Először sorra vettem azokat az éppen abban az időszakban létrejött kiállításokat, melyek hasonló témát feszegettek, vagyis a történetmeséléssel, a narrativitással foglalkoztak. Kapcsolódásuk az én kutatásomhoz néhol igen laza, ámde akkor is szerettem volna látni, hogy ki hogyan értelmez egy ilyen "beszédes" címet, ilyen megkapó leírást.
3. Prágai Biennálé - 2007 - Storytellers szekció:
In the era of the information, it’s becoming harder and harder to find a story able to embrace a big audience. However, the loss of a grand narrative (or a grand utopia) could be considered an opportunity to privilege individual narration over mass narration.
Following in the steps of Geoffrey Chaucer’s Canterbury Tales, the curators collected five personal art-like contributions. The following two projects were presented for the first time in Prague: Massimilano Buvoli’s multi lightbox is a group of landscapes presented using the language of the Italian furniture design of the ’60s while the true storyteller Matthew Sawyer – who plays and sings in a band called The Ghost – proposed a contemporary archive with the same legacy of the medieval street-singers.
Presenting the series Pilgrimage from Scattered Points, Luke Fowler’s practice is like that of a ‘scientist’ of human memory who distills visual panoramas from a past that is both veiled and recent. With his homage to John Chamberlain (and the legend behind his famous crashed-car sculpture) Jonathan Monk recounts the birth of an American icon with an ironic flavor.
Lastly, Jeremy Deller’s Battle of Orgreave is meant to be a sort of visual soundtrack of the section, a masterpiece dedicated to the power of documentation; by recreating an historical event the artist presents History as a fluid phenomenon instead of a static record. The more you narrate the truth the more you realize it is fake.
Learn To Read, Tate Modern, 2007:
Learn to Read draws together artists who play with text and erasure. The exhibition presents work by 29 international artists, some of whom are exhibiting in the UK for the first time. It offers a dense and playful exploration of language and meaning, one as much to be seen as read.
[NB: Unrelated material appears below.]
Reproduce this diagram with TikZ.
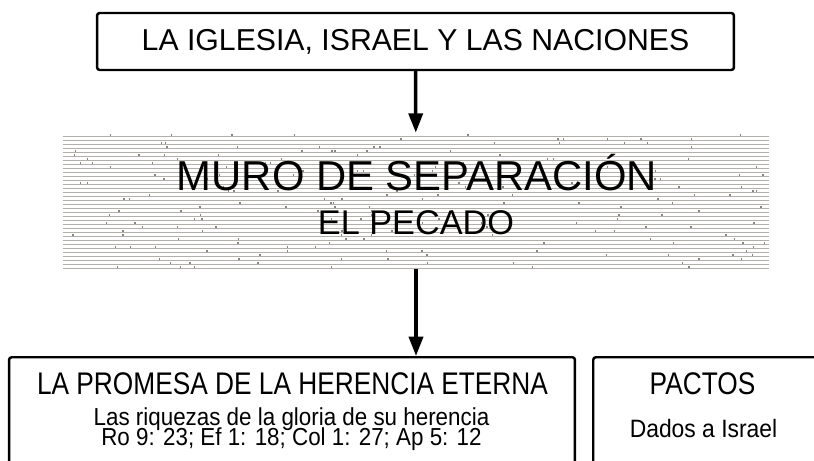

Each artist questions language through miscommunication (shifts and slippages through translation, repetition, memory and humour) and erasure (subtraction, reduction, alteration). Much of the work in the exhibition is informed by the strategies employed by Modernist and later artists to elide the distinctions between the textual and the visual. These include Stéphane Mallarmé’s reconfiguring of poetry into something resembling a musical score by playing with its typography. In Mallarmé’s work the visual and literary were intertwined; margins and silence played a crucial role in his work and in the work of those Conceptual artists he influenced, such as Marcel Broodthaers and Robert Barry. Guillaume Apollinaire also used text to generate images, exploiting the tension between the words themselves and the way in which they were displayed on the page. Finally, Raymond Roussel’s deconstruction of the rules of language in works such as Locus Solus 1918 was a crucial influence on André Breton and Surrealist artists.
With the inclusion of texts in the paintings and collages of Cubism, Futurism and Dada, and the interplay of words and poetic texts in Surrealism, the first half of the twentieth century offered a vital precursor to the use of words in contemporary art. In the 1960s Conceptual art radicalised this visual use of words. Language was established as a primary medium of aesthetic production by artists whose play with words resulted in radical propositions, redefining the production and reception of the art object. More recently, language has become a favoured medium for many contemporary artists, a tool with which to criticise systems of communication, the production of meaning and notions of authorship. The research of artists such as John Baldessari, Robert Barry, Ed Ruscha and Bruce Nauman has been crucial for the development of a younger generation, as some of the works in the exhibition testify.
The featured artists are: Saâdane Afif, John Baldessari, Robert Barry, Carol Bove, Peter Coffin, Annelise Coste, Shannon Ebner, Simon Evans, Mario Garcia Torres, Graham Gillmore, Mauricio Guillen, Kevin Hutcheson, Bethan Huws, Július Koller, Christopher Knowles, Friedrich Kunath, Glenn Ligon, Maria Lindberg, Kris Martin, Jonathan Monk, Lia Perjovschi, Philippe Parreno, Kirsten Pieroth, Damien Roach, Vittorio Santoro, David Shrigley, Frances Stark, Sue Tompkins, Jordan Wolfson.